In the early 14th century, it was the property of the marshal and Swedish regent Torkel Knutsson. In this castle, King Birger Magnusson signed a reconciliation treaty with his brothers, the dukes Erik and Valdemar Magnusson. After the two dukes had poisoned the king's mind against his faithful marshal, Torkel was captured and taken to Stockholm, where he was beheaded. The once magnificent stronghold was demolished and the land was given to the convent of Gudhem, on the condition that the nuns should move to Aranæs within a year. The move appears to have been delayed, and instead they moved to Rackeby, in 1349, when they received the estate from King Magnus IV of Sweden. The king renewed his father's endowment of Aranæs to the nuns, and two years later a convent was founded there. The nuns lived at Aranæs for a decade, until the estate passed to the king.

King Albert of Sweden gave the estate to Gerhard Snakenborg in exchange for the castle Axevall, in 1366. In 1371, it was given by king Magnus to bishop Nils of Skara. It was the property of the Diocese of Skara until the Reformation. In 1683, Årnäs passed from the King to private owners.
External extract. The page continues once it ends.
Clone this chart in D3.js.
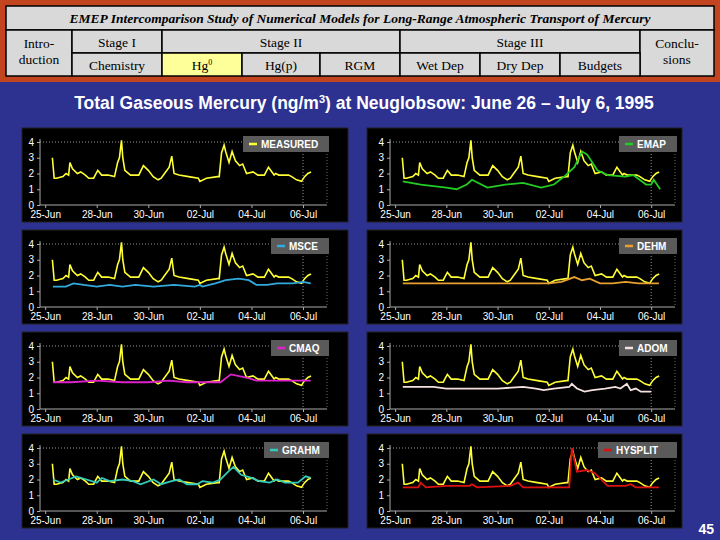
<!DOCTYPE html>
<html><head><meta charset="utf-8">
<script src="https://cdn.jsdelivr.net/npm/d3@7"></script>
<style>body{margin:0;background:#2d3190;}svg{display:block}</style>
</head><body>
<script>
const tickDays=[0,2,4,6,8,10];
const tickLabels=["25-Jun","28-Jun","30-Jun","02-Jul","04-Jul","06-Jul"];
const yTicks=[0,1,2,3,4];
const measuredDays=[0.28,0.35,0.44,0.69,0.81,0.91,0.96,1.06,1.25,1.38,1.56,1.69,1.88,1.94,2.04,2.19,2.44,2.69,2.81,2.88,2.96,3.01,3.09,3.31,3.63,3.81,4.0,4.19,4.38,4.5,4.63,4.81,4.91,5.0,5.19,5.56,5.94,6.0,6.25,6.69,6.75,6.84,6.94,7.0,7.13,7.25,7.38,7.54,7.66,7.81,8.06,8.25,8.5,8.66,8.88,8.94,9.06,9.44,9.56,9.75,9.94,10.06,10.19,10.31];
const measuredValues=[3.0,1.7,1.7,1.8,2.0,1.9,2.7,2.3,2.0,2.1,1.9,1.7,1.7,1.9,2.2,1.9,1.9,1.8,2.7,3.0,4.1,3.0,2.2,1.9,1.9,2.5,2.2,1.8,1.6,1.7,2.0,2.4,3.1,2.0,1.9,1.8,1.7,1.5,1.7,1.8,1.8,3.3,3.8,3.4,2.7,3.4,2.8,2.5,2.6,2.0,2.1,1.9,1.9,2.4,1.9,2.0,1.9,1.9,1.8,1.6,1.5,1.8,2.0,2.1];
const emapDays=[0.3,1,2,2.4,2.8,3.0,3.6,4.3,5,5.7,6.2,6.6,7.0,7.3,7.5,7.9,8.3,9,9.3,9.8,10.0,10.1,10.35];
const emapValues=[1.5,1.3,1.1,1.0,1.3,1.6,1.1,1.3,1.4,1.1,1.3,1.8,2.4,3.4,3.2,2.2,1.9,1.8,1.9,1.3,1.3,1.6,1.0];
const msceDays=[0.3,0.8,1.1,1.5,2,2.5,3,3.5,4.2,5,5.8,6.0,6.1,6.6,7.0,7.5,7.9,8.2,8.6,9,9.6,10,10.3];
const msceValues=[1.3,1.3,1.5,1.4,1.3,1.4,1.3,1.4,1.3,1.4,1.3,1.4,1.3,1.5,1.7,1.8,1.7,1.4,1.4,1.5,1.5,1.6,1.5];
const dehmDays=[0.3,1,2,3,4,5,6,6.5,7.0,7.3,7.6,8.0,8.5,9.0,9.5,10.3];
const dehmValues=[1.5,1.5,1.5,1.5,1.5,1.5,1.5,1.6,1.9,1.7,1.8,1.5,1.5,1.6,1.5,1.5];
const cmaqDays=[0.3,1,2.0,3,4,4.8,5.5,6.8,7.2,7.8,8.2,9,10.3];
const cmaqValues=[1.7,1.7,1.8,1.7,1.7,1.8,1.7,1.7,2.2,2.0,1.8,1.8,1.8];
const adomDays=[0.3,1.5,2,4,5,5.5,5.8,6.2,6.8,6.9,7.1,7.4,7.7,8.2,8.6,8.8,9.05,9.2,9.4,9.6,10.0];
const adomValues=[1.4,1.4,1.3,1.3,1.4,1.3,1.2,1.3,1.4,1.6,1.3,1.1,1.2,1.3,1.4,1.3,1.6,1.2,1.3,1.1,1.1];
const grahmDays=[0.3,0.6,0.9,1.2,1.6,2,2.2,2.5,3,3.4,3.7,4.2,4.5,4.9,5.2,5.5,5.9,6.1,6.5,6.8,7.1,7.3,7.6,8,8.3,8.7,9.0,9.3,9.8,10.1,10.3];
const grahmValues=[2.0,1.8,2.0,2.2,2.0,1.8,2.1,1.9,2.0,1.9,1.7,2.0,1.7,1.9,2.0,1.7,1.7,1.9,1.8,2.0,2.5,2.8,2.3,2.1,1.9,1.8,2.0,1.8,1.8,2.2,2.1];
const hysplitDays=[0.3,0.9,1.0,1.2,2,2.9,3.0,3.2,4.5,4.8,5.0,6,6.8,6.9,7.1,7.5,7.8,8.3,9,9.2,9.4,10.3];
const hysplitValues=[1.5,1.5,1.8,1.5,1.6,1.6,1.7,1.5,1.6,1.8,1.5,1.5,1.5,4.0,2.5,2.6,2.4,1.6,1.6,1.7,1.5,1.5];

const panels=[
 {name:"MEASURED",color:"#ffff33",d:null,v:null,x:22,y:128,w:326},
 {name:"EMAP",color:"#22cc22",d:emapDays,v:emapValues,x:367,y:128,w:315},
 {name:"MSCE",color:"#33aadd",d:msceDays,v:msceValues,x:22,y:230,w:326},
 {name:"DEHM",color:"#e8a030",d:dehmDays,v:dehmValues,x:367,y:230,w:315},
 {name:"CMAQ",color:"#dd22cc",d:cmaqDays,v:cmaqValues,x:22,y:332,w:326},
 {name:"ADOM",color:"#f5e0e0",d:adomDays,v:adomValues,x:367,y:332,w:315},
 {name:"GRAHM",color:"#33ccbb",d:grahmDays,v:grahmValues,x:22,y:434,w:326},
 {name:"HYSPLIT",color:"#dd1111",d:hysplitDays,v:hysplitValues,x:367,y:434,w:315}
];

const svg=d3.select("body").append("svg").attr("width",720).attr("height",540);
svg.append("rect").attr("width",720).attr("height",540).attr("fill","#2d3190");
svg.append("rect").attr("width",720).attr("height",82).attr("fill","#c2451f");
const hdr=svg.append("g");
const cells=[
 [6,6,708,24,"EMEP Intercomparison Study of Numerical Models for Long-Range Atmospheric Transport of Mercury",true],
 [6,30,66,46,"Intro-|duction"],[72,30,90,23,"Stage I"],[162,30,238,23,"Stage II"],[400,30,240,23,"Stage III"],[640,30,74,46,"Conclu-|sions"],
 [72,53,90,23,"Chemistry"],[162,53,80,23,"Hg0"],[242,53,78,23,"Hg(p)"],[320,53,80,23,"RGM"],
 [400,53,80,23,"Wet Dep"],[480,53,80,23,"Dry Dep"],[560,53,80,23,"Budgets"]];
cells.forEach(c=>{
 hdr.append("rect").attr("x",c[0]).attr("y",c[1]).attr("width",c[2]).attr("height",c[3])
  .attr("fill",c[4]==="Hg0"?"#ffff99":"#d9d9d9").attr("stroke","#000").attr("stroke-width",1.5);
 const t=hdr.append("text").attr("x",c[0]+c[2]/2).attr("text-anchor","middle")
  .attr("font-family","Liberation Serif").attr("font-size",13.5).attr("fill","#000");
 if(c[5]){t.attr("y",c[1]+17).attr("font-style","italic").attr("font-weight","bold").text(c[4]);}
 else if(c[4].includes("|")){const p=c[4].split("|");
   t.append("tspan").attr("x",c[0]+c[2]/2).attr("y",c[1]+18).text(p[0]);
   t.append("tspan").attr("x",c[0]+c[2]/2).attr("y",c[1]+34).text(p[1]);}
 else if(c[4]==="Hg0"){t.attr("y",c[1]+17).text("Hg");t.append("tspan").attr("font-size",8).attr("dy",-5).text("0");}
 else t.attr("y",c[1]+17).text(c[4]);
});
const tt=svg.append("text").attr("x",364).attr("y",109).attr("text-anchor","middle")
 .attr("font-family","Liberation Sans").attr("font-weight","bold").attr("font-size",17.5).attr("fill","#fff")
 .text("Total Gaseous Mercury (ng/m");
tt.append("tspan").attr("font-size",11).attr("dy",-6).text("3");
tt.append("tspan").attr("dy",6).text(") at Neuglobsow: June 26 – July 6, 1995");
svg.append("text").attr("x",714).attr("y",534).attr("text-anchor","end").attr("font-family","Liberation Sans")
 .attr("font-weight","bold").attr("font-size",14).attr("fill","#fff").text("45");

panels.forEach(p=>{
 const g=svg.append("g").attr("transform",`translate(${p.x},${p.y})`);
 g.append("rect").attr("width",p.w).attr("height",94).attr("fill","#000").attr("stroke","#222");
 const L=p.w>320?18:23, R=p.w>320?305:308;
 const x=d3.scaleLinear().domain([-0.2,10.93]).range([L,R]);
 const y=d3.scaleLinear().domain([0,4]).range([77,14]);
 g.append("line").attr("x1",L).attr("x2",R).attr("y1",y(4)).attr("y2",y(4)).attr("stroke","#999").attr("stroke-dasharray","1,2");
 g.append("line").attr("x1",x(10)).attr("x2",x(10)).attr("y1",y(4)-3).attr("y2",y(0)).attr("stroke","#999").attr("stroke-dasharray","1,2");
 g.append("line").attr("x1",R).attr("x2",R).attr("y1",y(4)-3).attr("y2",y(0)).attr("stroke","#666").attr("stroke-dasharray","1,2");
 const xa=g.append("g").attr("transform",`translate(0,${y(0)})`)
  .call(d3.axisBottom(x).tickValues(tickDays).tickFormat((d,i)=>tickLabels[i]).tickSize(3));
 const ya=g.append("g").attr("transform",`translate(${L},0)`).call(d3.axisLeft(y).tickValues(yTicks).tickFormat(d3.format("d")).tickSize(3));
 [xa,ya].forEach(a=>{a.selectAll("path,line").attr("stroke","#aaa");
  a.selectAll("text").attr("fill","#fff").attr("font-family","Liberation Sans").attr("font-size",10);});
 xa.select(".domain").attr("d",`M${L},0H${R}`);
 ya.select(".domain").attr("d",`M0,${y(4)-3}V${y(0)}`);
 const line=d3.line().x(d=>x(d[0])).y(d=>y(d[1]));
 g.append("path").attr("d",line(measuredDays.map((d,i)=>[d,measuredValues[i]])))
  .attr("fill","none").attr("stroke","#ffff33").attr("stroke-width",1.6);
 if(p.d) g.append("path").attr("d",line(p.d.map((d,i)=>[d,p.v[i]])))
  .attr("fill","none").attr("stroke",p.color).attr("stroke-width",1.8);
 const lw=p.name.length*7+30;
 const lx=R-lw+2;
 g.append("rect").attr("x",lx).attr("y",8).attr("width",lw).attr("height",16).attr("fill","#5a5a5a");
 g.append("line").attr("x1",lx+6).attr("x2",lx+14).attr("y1",16).attr("y2",16).attr("stroke",p.color).attr("stroke-width",2.5);
 g.append("text").attr("x",lx+18).attr("y",20).attr("font-family","Liberation Sans").attr("font-weight","bold")
  .attr("font-size",10).attr("fill","#fff").text(p.name);
});
</script>
</body></html>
The castle has been the object of several recent archaeological excavations, which have shown that the castle was much larger than was previously expected. Its size is still not known.

==The lost town==
The other one was the medieval borough Aranæs, a town mentioned in the saga of Håkon Håkonsson, who pillaged and burnt it in 1256. This town was supposedly located south of Gothenburg between Kungsbacka and Varberg in Halland where there is a farm by the name of Årnäs.